Personal finance comes to the art market

John Kavanagh
An art industry marketing and publishing company, 10 group, has entered the personal finance market, launching an interest-free loan for art buyers.

A 10 group subsidiary, Art Money, has secured an Australian Credit Licence and funding from a number of private investors. Art Money is working with 25 commercial galleries in Sydney, with more in the pipeline. It plans to go national next year.

Art Money will lend up to A$18,000. The buyer pays a deposit to the art dealer and then makes nine repayments of equal amounts over nine months. There are no interest or establishment costs.

It will also pre-approve a buyer who wants to go out with a budget and buy artwork.

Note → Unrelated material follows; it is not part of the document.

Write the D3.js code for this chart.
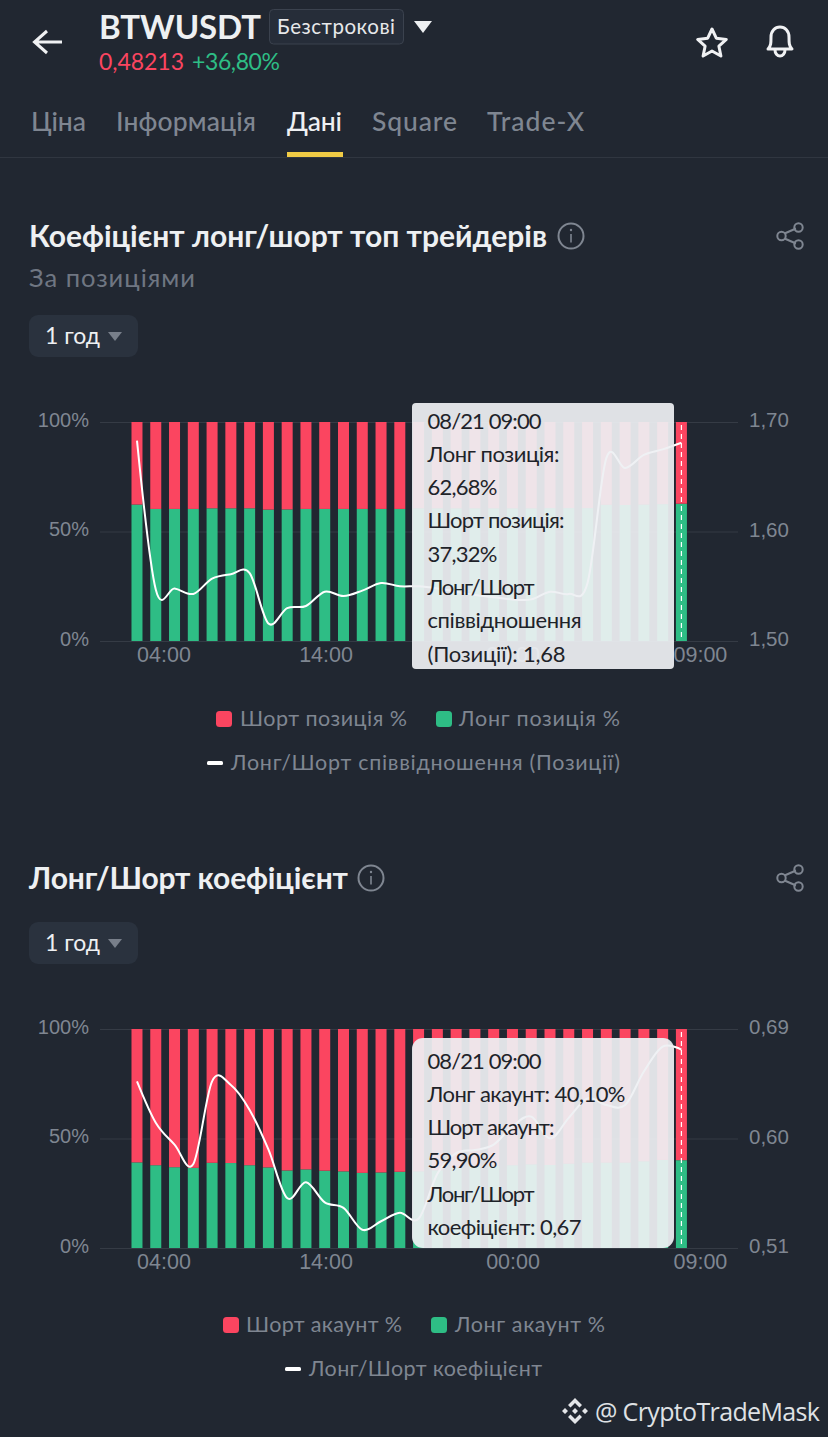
<!DOCTYPE html>
<html>
<head>
<meta charset="utf-8">
<script src="https://d3js.org/d3.v7.min.js"></script>
<style>
html,body{margin:0;padding:0;background:#212731;overflow:hidden}
svg{display:block;font-family:Lato,sans-serif}
</style>
</head>
<body>
<svg id="page" width="828" height="1437"></svg>
<script>
const hours = ['04:00','05:00','06:00','07:00','08:00','09:00','10:00','11:00','12:00','13:00','14:00','15:00','16:00','17:00','18:00','19:00','20:00','21:00','22:00','23:00','00:00','01:00','02:00','03:00','04:00 ','05:00 ','06:00 ','07:00 ','08:00 ','09:00 '];
const tickHours = ['04:00','14:00','00:00','09:00 '];
const pctTicks = [0,50,100];

// top traders, by positions
const longPos = [62.3,60.3,60.3,60.3,60.6,60.6,60.6,60.0,60.1,60.3,60.3,60.3,60.3,60.3,60.3,60.6,60.6,60.6,60.6,60.6,60.6,60.6,60.7,60.7,60.7,62.2,62.1,62.3,62.5,62.68];
const shortPos = [37.7,39.7,39.7,39.7,39.4,39.4,39.4,40.0,39.9,39.7,39.7,39.7,39.7,39.7,39.7,39.4,39.4,39.4,39.4,39.4,39.4,39.4,39.3,39.3,39.3,37.8,37.9,37.7,37.5,37.32];
const ratioPos = [1.683,1.547,1.548,1.543,1.557,1.561,1.562,1.516,1.530,1.532,1.545,1.541,1.546,1.553,1.550,1.550,1.548,1.545,1.542,1.540,1.538,1.538,1.545,1.543,1.553,1.667,1.658,1.670,1.675,1.681];
const ratioPosTicks = [1.5,1.6,1.7];
const tipPos = ['08/21 09:00','Лонг позиція:','62,68%','Шорт позиція:','37,32%','Лонг/Шорт','співвідношення','(Позиції): 1,68'];

// all accounts
const longAcc = [39.1,37.8,36.9,36.6,38.9,38.8,37.8,36.8,35.4,35.9,35.3,35.0,34.3,34.5,34.8,35.0,35.5,36.5,37.5,37.6,37.8,38.2,37.9,38.5,39.0,39.0,39.0,39.6,40.2,40.1];
const shortAcc = [60.9,62.2,63.1,63.4,61.1,61.2,62.2,63.2,64.6,64.1,64.7,65.0,65.7,65.5,65.2,65.0,64.5,63.5,62.5,62.4,62.2,61.8,62.1,61.5,61.0,61.0,61.0,60.4,59.8,59.9];
const ratioAcc = [0.647,0.613,0.595,0.579,0.647,0.644,0.6235,0.591,0.551,0.564,0.5475,0.543,0.525,0.532,0.539,0.534,0.571,0.588,0.5905,0.595,0.610,0.618,0.600,0.617,0.633,0.6275,0.6275,0.655,0.6755,0.673];
const ratioAccTicks = [0.51,0.60,0.69];
const tipAcc = ['08/21 09:00','Лонг акаунт: 40,10%','Шорт акаунт:','59,90%','Лонг/Шорт','коефіцієнт: 0,67'];

const RED = '#fb4560', GREEN = '#2ebd85', GREY = '#7f8691';
const svg = d3.select('#page');
const comma = s => s.replace('.', ',');

function label(x, y, txt, size, fill, opts) {
  opts = opts || {};
  const t = svg.append('text').attr('x', x).attr('y', y - 1).attr('font-size', size).attr('fill', fill)
    .attr('dominant-baseline', 'central').text(txt);
  if (opts.weight) t.attr('font-weight', opts.weight);
  if (opts.w) t.attr('textLength', opts.w);
  if (opts.family) t.attr('font-family', opts.family);
  return t;
}

function drawChart(c) {
  const x = d3.scaleBand().domain(hours).range([127.6, 690.8]).paddingInner(0.414).paddingOuter(0.207);
  const y = d3.scaleLinear().domain([0, 100]).range([c.bottom, c.top]);
  const r = d3.scaleLinear().domain(c.ratioDomain).range([c.bottom, c.top]);

  // grid comes from the left axis ticks
  const left = svg.append('g').attr('transform', 'translate(100,0)')
    .call(d3.axisLeft(y).tickValues(pctTicks).tickSize(-638).tickPadding(11).tickFormat(d => d + '%'));
  left.select('.domain').remove();
  left.selectAll('line').attr('stroke', '#353b45');
  left.selectAll('text').attr('fill', GREY).attr('font-size', 20).attr('dy', '.22em');

  const right = svg.append('g').attr('transform', 'translate(738,0)')
    .call(d3.axisRight(r).tickValues(c.ratioTicks).tickSize(0).tickPadding(11).tickFormat(d => comma(d3.format('.2f')(d))));
  right.select('.domain').remove();
  right.selectAll('text').attr('fill', GREY).attr('font-size', 20.5).attr('dy', '.22em');

  const rows = hours.map((h, i) => ({ hour: h, long: c.long[i], short: c.short[i] }));
  const stacked = d3.stack().keys(['long', 'short'])(rows);
  svg.append('g').selectAll('g').data(stacked).join('g')
    .attr('fill', d => d.key === 'long' ? GREEN : RED)
    .selectAll('rect').data(d => d).join('rect')
    .attr('x', d => x(d.data.hour)).attr('width', x.bandwidth())
    .attr('y', d => y(d[1])).attr('height', d => y(d[0]) - y(d[1]));

  const bottom = svg.append('g').attr('transform', `translate(0,${c.bottom})`)
    .call(d3.axisBottom(x).tickValues(tickHours).tickSize(0).tickPadding(6).tickFormat(d => d.trim()));
  bottom.select('.domain').remove();
  bottom.selectAll('text').attr('fill', GREY).attr('font-size', 21.5)
    .attr('dx', (d, i) => [27, 1.3, 0.6, 19][i]);

  const line = d3.line().x((d, i) => x(hours[i]) + x.bandwidth() / 2).y(d => r(d)).curve(d3.curveCatmullRom.alpha(0));
  svg.append('path').datum(c.ratio).attr('d', line).attr('fill', 'none').attr('stroke', '#fff').attr('stroke-width', 2);

  // hover cursor on the last bar
  const lastX = x(hours[hours.length - 1]) + x.bandwidth() / 2;
  svg.append('line').attr('x1', lastX).attr('x2', lastX).attr('y1', c.top + 3).attr('y2', c.bottom)
    .attr('stroke', '#fff').attr('stroke-dasharray', '5 4').attr('stroke-width', 1.2);

  svg.append('rect').attr('x', 412).attr('y', c.tip.y).attr('width', 262).attr('height', c.tip.h).attr('rx', c.tip.rx)
    .attr('fill', 'rgb(238,240,243)').attr('fill-opacity', 0.93);
  c.tip.lines.forEach((t, i) => label(427.5, c.tip.first + i * 33.3 + 1, t, 22, '#1e2329', { w: c.tip.widths[i] }));
}

function infoIcon(cx, cy) {
  svg.append('circle').attr('cx', cx).attr('cy', cy).attr('r', 12.5).attr('fill', 'none').attr('stroke', GREY).attr('stroke-width', 2);
  svg.append('line').attr('x1', cx).attr('x2', cx).attr('y1', cy - 2).attr('y2', cy + 6.5).attr('stroke', GREY).attr('stroke-width', 1.6);
  svg.append('circle').attr('cx', cx).attr('cy', cy - 6).attr('r', 1.2).attr('fill', GREY);
}

function shareIcon(cx, cy) {
  const g = svg.append('g').attr('transform', `translate(${cx},${cy})`).attr('fill', 'none').attr('stroke', GREY).attr('stroke-width', 2);
  g.append('path').attr('d', 'M-5.5 -2.5L6 -7.5M-5.5 2.5L6 7.5');
  g.append('circle').attr('cx', -8.5).attr('cy', 0).attr('r', 4.2);
  g.append('circle').attr('cx', 8.5).attr('cy', -8.5).attr('r', 4.2);
  g.append('circle').attr('cx', 8.5).attr('cy', 8.5).attr('r', 4.2);
}

function periodButton(top) {
  svg.append('rect').attr('x', 29).attr('y', top).attr('width', 109).attr('height', 42).attr('rx', 9).attr('fill', '#2a323e');
  label(45, top + 21, '1 год', 23, '#eef0f2', { w: 55 });
  svg.append('path').attr('d', `M108 ${top + 17}h14l-7 9z`).attr('fill', '#787f8a');
}

function legendRow(items, cy) {
  items.forEach(it => {
    if (it.kind === 'line') {
      svg.append('rect').attr('x', it.x).attr('y', cy - 2).attr('width', 16).attr('height', 4).attr('rx', 1.5).attr('fill', '#fff');
    } else {
      svg.append('rect').attr('x', it.x).attr('y', cy - 8).attr('width', 16).attr('height', 16).attr('rx', 3.5).attr('fill', it.color);
    }
    label(it.tx, cy, it.text, 21.5, GREY, { w: it.w });
  });
}

// header
svg.append('path').attr('d', 'M62 42H35M47 31L34.500 42L47 53').attr('fill', 'none').attr('stroke', '#f0f1f3').attr('stroke-width', 3);
label(99, 27, 'BTWUSDT', 33, '#eef0f2', { weight: 700, w: 162 });
svg.append('rect').attr('x', 269.5).attr('y', 9.5).attr('width', 134).attr('height', 34.5).attr('rx', 4).attr('fill', '#262d39').attr('stroke', '#3b424e');
label(277, 27, 'Безстрокові', 20.5, '#e6e8ea', { w: 118 });
svg.append('path').attr('d', 'M414 21h18l-9 12z').attr('fill', '#eef0f2');
label(99, 62, '0,48213', 23, RED, { w: 85 });
label(192, 62, '+36,80%', 23, GREEN, { w: 88 });
svg.append('path').attr('d', 'M712 29l4.300 9.200 10 1.200-7.400 6.800 2 9.800-8.900-5-8.900 5 2-9.800-7.400-6.800 10-1.200z')
  .attr('fill', 'none').attr('stroke', '#f0f1f3').attr('stroke-width', 3).attr('stroke-linejoin', 'round');
svg.append('path').attr('d', 'M768 49c3-3 3-6 3-12 0-6 4-10 9-10s9 4 9 10c0 6 0 9 3 12zM775 50a5 6 0 0 0 10 0')
  .attr('fill', 'none').attr('stroke', '#f0f1f3').attr('stroke-width', 3).attr('stroke-linejoin', 'round');

[['Ціна',31,55,GREY],['Інформація',116,140,GREY],['Дані',287,55,'#eef0f2'],['Square',372,85,GREY],['Trade-X',487,97,GREY]]
  .forEach(t => label(t[1], 122, t[0], 26.5, t[3], { w: t[2], weight: 500 }));
svg.append('rect').attr('x', 0).attr('y', 157).attr('width', 828).attr('height', 1).attr('fill', '#303640');
svg.append('rect').attr('x', 287).attr('y', 152).attr('width', 56).attr('height', 5).attr('fill', '#f0cb45');

// first block
label(29, 236, 'Коефіцієнт лонг/шорт топ трейдерів', 30, '#eef0f2', { weight: 700, w: 518 });
infoIcon(571, 236);
shareIcon(790, 236);
label(29, 278, 'За позиціями', 25.5, '#6f7682', { w: 166 });
periodButton(315);

drawChart({
  top: 422, bottom: 641, long: longPos, short: shortPos, ratio: ratioPos,
  ratioDomain: [1.5, 1.7], ratioTicks: ratioPosTicks,
  tip: { y: 403, h: 266, rx: 4, first: 420, lines: tipPos, widths: [114, 132, 70, 137, 70, 107, 154, 138] }
});
legendRow([
  { x: 216, tx: 240, text: 'Шорт позиція %', color: RED, w: 167 },
  { x: 436, tx: 459, text: 'Лонг позиція %', color: GREEN, w: 161 }
], 719);
legendRow([{ x: 207, tx: 231, text: 'Лонг/Шорт співвідношення (Позиції)', kind: 'line', w: 389 }], 763);

// second block
label(29, 878, 'Лонг/Шорт коефіцієнт', 30, '#eef0f2', { weight: 700, w: 319 });
infoIcon(371, 878);
shareIcon(790, 878);
periodButton(922);

drawChart({
  top: 1029, bottom: 1248, long: longAcc, short: shortAcc, ratio: ratioAcc,
  ratioDomain: [0.51, 0.69], ratioTicks: ratioAccTicks,
  tip: { y: 1038, h: 210, rx: 11, first: 1060, lines: tipAcc, widths: [114, 198, 127, 70, 107, 154] }
});
legendRow([
  { x: 223, tx: 246, text: 'Шорт акаунт %', color: RED, w: 156 },
  { x: 431, tx: 455, text: 'Лонг акаунт %', color: GREEN, w: 150 }
], 1325);
legendRow([{ x: 285, tx: 309, text: 'Лонг/Шорт коефіцієнт', kind: 'line', w: 233 }], 1369);

// watermark
const logo = svg.append('g').attr('transform', 'translate(575,1411)').attr('fill', '#e4e6e9');
logo.append('path').attr('d', 'M0 -13L7 -6L4.500 -3.500L0 -8L-4.500 -3.500L-7 -6z');
logo.append('path').attr('d', 'M0 13L7 6L4.500 3.500L0 8L-4.500 3.500L-7 6z');
logo.append('path').attr('d', 'M-13 0L-10 -3L-7 0L-10 3zM13 0L10 -3L7 0L10 3zM0 -3L3 0L0 3L-3 0z');
label(595, 1412, '@ CryptoTradeMask', 25, '#dfe1e4', { w: 225, family: 'Open Sans' });
</script>
</body>
</html>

On the other side of the transaction, Art Money gives the dealer an upfront payment at an agreed discount to the sale price of the work. Art Money has not disclosed the discount.

10 group chief executive Paul Becker said he had talks with finance companies about using existing no-interest store finance products, such as FlexiGroup's Certegy loan, but decided to go it alone once he was confident he could source loan finance from private investors.

10 group's activities include publishing the Art Gallery of New South Wales member magazine 'Look', managing Sydney Art Month, and operating the online platform Raven, which provides listings of gallery shows, reviews and access to artworks.

Becker said he had been looking at whether there was scope for an art market finance product for a few years. He decided to do something about it when the City of Sydney published a cultural policy that raised the prospect of emulating a Tasmanian scheme, Collect Art, where the Tasmanian Government funds a loan scheme to encourage the purchase of artworks by Tasmanian artists.

Becker said: "We went to the City of Sydney with the idea that it would work better as a privately funded scheme. They agreed and gave us some seed funding to get it started."

Becker said it was common practice for commercial galleries to give their customers payment terms (a form of lay-by) or discounts to secure sales. However, these practices are "art world secrets" that the wider community does not take advantage of.

"These practices are done on an ad hoc basis. Our deal means that the gallery gets paid upfront, we take over the administration and we take over the risk that the buyer will not complete the payments. Another advantage is that it is a more transparent and marketable process," Becker said.

Art Money is using Veda to provide identity verification and credit scoring. Becker will not reveal the minimum credit score required to get approval.

He said he was confident Art Money could manage the credit risk. A government-backed United Kingdom scheme called Own Art has been operating successfully for ten years and the Tasmanian scheme has had no defaults.